### Do this
Repeat the material exactly from its first line to the line that includes "from matplotlib.patches import Rectangle". Skip pictures.

Entries from a dataset:

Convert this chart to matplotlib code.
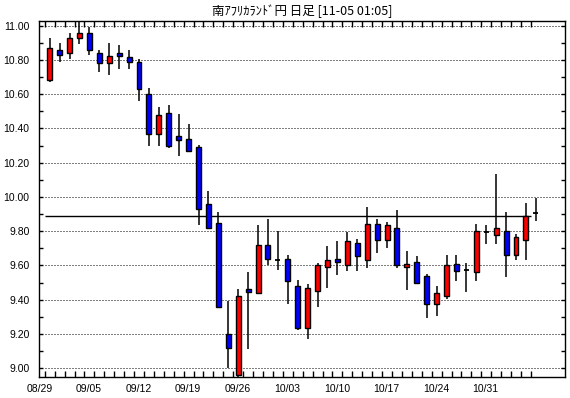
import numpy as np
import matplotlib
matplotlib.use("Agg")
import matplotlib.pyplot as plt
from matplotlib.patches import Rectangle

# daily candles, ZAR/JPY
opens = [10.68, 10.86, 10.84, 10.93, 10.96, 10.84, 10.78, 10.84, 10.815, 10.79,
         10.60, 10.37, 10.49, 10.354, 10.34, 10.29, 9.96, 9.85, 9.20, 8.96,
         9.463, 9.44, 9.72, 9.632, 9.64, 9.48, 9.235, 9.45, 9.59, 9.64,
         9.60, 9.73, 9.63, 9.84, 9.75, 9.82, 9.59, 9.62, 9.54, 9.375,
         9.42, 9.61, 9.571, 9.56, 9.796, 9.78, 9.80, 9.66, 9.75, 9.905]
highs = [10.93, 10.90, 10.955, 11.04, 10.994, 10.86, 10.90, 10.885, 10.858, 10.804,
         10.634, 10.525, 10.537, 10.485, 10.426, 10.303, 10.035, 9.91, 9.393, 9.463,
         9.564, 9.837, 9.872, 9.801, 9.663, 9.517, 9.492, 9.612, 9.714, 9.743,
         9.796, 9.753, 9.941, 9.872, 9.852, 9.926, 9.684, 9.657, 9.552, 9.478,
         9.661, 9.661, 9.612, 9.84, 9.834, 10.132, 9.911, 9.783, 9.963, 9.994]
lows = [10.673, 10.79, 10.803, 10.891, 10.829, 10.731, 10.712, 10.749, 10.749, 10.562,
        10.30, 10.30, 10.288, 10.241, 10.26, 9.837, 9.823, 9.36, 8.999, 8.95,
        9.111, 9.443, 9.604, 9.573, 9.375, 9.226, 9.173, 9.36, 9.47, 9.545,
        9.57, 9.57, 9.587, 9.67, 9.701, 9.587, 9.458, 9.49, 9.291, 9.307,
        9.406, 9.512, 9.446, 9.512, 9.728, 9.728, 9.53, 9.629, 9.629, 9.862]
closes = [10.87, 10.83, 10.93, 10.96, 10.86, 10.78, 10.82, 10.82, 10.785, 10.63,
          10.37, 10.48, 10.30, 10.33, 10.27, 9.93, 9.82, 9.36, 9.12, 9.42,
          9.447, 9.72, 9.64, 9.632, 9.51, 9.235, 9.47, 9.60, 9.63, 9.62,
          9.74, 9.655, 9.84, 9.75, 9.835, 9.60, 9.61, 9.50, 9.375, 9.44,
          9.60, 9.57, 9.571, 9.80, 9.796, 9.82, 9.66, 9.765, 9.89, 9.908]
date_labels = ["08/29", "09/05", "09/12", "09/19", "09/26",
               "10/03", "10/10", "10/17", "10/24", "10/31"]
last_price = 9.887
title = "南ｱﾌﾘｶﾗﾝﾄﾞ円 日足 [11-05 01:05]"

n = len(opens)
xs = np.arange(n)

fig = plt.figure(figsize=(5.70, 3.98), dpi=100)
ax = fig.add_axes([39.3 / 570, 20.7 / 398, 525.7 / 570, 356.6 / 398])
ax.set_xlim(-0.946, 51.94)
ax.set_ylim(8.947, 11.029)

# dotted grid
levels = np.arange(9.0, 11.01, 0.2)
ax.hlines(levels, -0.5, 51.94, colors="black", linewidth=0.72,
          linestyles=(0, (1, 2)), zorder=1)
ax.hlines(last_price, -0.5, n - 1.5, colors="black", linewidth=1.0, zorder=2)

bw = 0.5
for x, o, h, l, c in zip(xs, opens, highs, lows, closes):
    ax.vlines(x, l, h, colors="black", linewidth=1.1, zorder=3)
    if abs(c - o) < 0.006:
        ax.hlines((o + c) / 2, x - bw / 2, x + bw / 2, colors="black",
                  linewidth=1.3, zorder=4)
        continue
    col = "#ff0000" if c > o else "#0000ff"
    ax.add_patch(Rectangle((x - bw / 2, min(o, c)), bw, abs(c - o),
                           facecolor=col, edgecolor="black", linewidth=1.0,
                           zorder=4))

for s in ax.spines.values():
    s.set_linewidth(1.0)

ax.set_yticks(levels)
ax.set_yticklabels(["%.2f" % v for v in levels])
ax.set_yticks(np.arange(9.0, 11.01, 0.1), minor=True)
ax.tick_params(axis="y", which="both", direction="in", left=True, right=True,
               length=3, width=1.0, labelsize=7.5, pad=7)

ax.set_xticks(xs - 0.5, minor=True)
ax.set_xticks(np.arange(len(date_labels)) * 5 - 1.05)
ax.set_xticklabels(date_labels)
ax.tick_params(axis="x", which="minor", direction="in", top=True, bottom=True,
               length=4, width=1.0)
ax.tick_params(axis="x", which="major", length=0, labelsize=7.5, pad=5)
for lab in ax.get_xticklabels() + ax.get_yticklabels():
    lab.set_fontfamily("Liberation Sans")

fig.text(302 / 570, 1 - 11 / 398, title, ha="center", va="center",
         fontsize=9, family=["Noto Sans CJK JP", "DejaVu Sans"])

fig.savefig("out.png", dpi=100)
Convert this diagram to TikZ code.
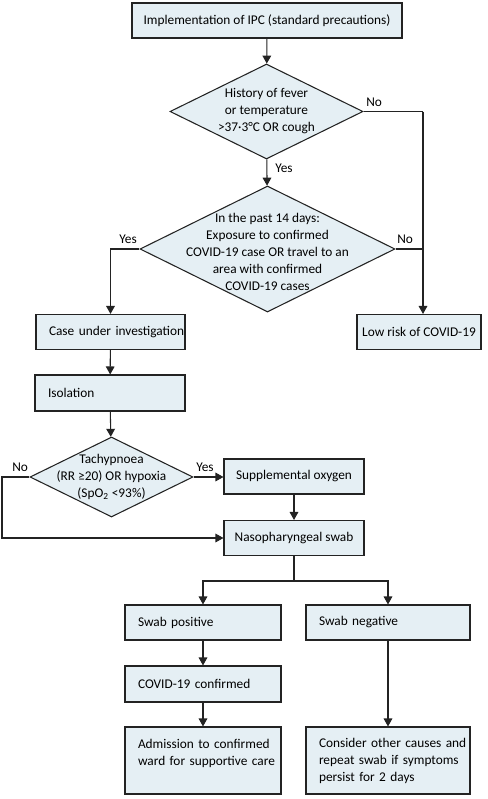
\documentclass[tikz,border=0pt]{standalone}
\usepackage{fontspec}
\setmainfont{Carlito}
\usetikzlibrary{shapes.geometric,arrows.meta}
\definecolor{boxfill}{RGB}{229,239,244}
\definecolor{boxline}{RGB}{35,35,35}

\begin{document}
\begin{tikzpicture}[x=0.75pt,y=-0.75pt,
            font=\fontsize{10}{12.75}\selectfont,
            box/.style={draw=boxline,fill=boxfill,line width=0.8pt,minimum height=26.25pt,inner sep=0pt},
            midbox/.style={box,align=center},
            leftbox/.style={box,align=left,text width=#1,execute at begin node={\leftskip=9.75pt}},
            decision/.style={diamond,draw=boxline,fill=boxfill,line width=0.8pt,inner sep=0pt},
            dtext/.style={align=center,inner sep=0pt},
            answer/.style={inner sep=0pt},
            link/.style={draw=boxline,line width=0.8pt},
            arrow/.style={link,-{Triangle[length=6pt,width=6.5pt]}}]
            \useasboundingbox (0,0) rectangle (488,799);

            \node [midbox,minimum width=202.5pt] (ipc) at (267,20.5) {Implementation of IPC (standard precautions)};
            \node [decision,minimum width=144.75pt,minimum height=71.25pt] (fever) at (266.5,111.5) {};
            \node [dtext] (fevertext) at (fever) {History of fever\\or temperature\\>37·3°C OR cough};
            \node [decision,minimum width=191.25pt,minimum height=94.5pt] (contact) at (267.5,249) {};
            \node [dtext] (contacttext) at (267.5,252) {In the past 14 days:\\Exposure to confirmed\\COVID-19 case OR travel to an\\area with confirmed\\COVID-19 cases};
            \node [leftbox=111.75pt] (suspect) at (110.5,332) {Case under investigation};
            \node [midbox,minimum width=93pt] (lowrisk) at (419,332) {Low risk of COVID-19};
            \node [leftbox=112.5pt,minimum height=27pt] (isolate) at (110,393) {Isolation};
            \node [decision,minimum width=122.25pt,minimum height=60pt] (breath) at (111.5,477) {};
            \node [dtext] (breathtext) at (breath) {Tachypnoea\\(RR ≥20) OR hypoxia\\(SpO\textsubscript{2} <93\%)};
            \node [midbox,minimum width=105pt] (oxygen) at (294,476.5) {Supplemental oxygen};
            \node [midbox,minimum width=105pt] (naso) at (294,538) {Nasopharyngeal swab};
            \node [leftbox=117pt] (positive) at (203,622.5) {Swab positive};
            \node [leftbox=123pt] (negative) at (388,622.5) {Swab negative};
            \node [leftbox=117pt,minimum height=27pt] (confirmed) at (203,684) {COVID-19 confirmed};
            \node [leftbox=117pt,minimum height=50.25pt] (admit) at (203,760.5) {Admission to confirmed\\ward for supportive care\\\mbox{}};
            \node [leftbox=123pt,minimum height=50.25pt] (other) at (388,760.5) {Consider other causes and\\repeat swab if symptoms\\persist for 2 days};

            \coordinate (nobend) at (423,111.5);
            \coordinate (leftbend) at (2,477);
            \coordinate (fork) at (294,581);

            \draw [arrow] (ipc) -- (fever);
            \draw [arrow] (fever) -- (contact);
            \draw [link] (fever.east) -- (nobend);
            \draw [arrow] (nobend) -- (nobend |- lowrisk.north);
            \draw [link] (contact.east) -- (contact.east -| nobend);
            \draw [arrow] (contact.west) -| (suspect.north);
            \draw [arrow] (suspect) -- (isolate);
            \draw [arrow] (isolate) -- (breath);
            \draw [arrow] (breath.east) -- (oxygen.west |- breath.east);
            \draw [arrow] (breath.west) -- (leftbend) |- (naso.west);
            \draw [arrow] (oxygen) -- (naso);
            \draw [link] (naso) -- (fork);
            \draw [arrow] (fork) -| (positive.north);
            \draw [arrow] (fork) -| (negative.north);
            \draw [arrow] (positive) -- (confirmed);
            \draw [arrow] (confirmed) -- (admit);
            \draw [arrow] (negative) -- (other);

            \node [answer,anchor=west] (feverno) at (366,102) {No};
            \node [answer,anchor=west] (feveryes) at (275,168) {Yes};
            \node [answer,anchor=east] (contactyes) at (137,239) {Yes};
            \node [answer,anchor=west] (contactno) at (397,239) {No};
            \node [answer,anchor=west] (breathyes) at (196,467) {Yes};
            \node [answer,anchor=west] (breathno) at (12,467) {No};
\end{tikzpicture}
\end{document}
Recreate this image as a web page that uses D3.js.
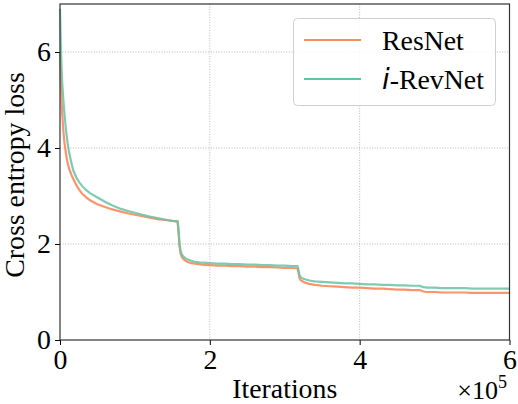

### The response
Convert this chart to matplotlib code.
import numpy as np
import matplotlib
matplotlib.use("Agg")
import matplotlib.pyplot as plt
from matplotlib.patches import Rectangle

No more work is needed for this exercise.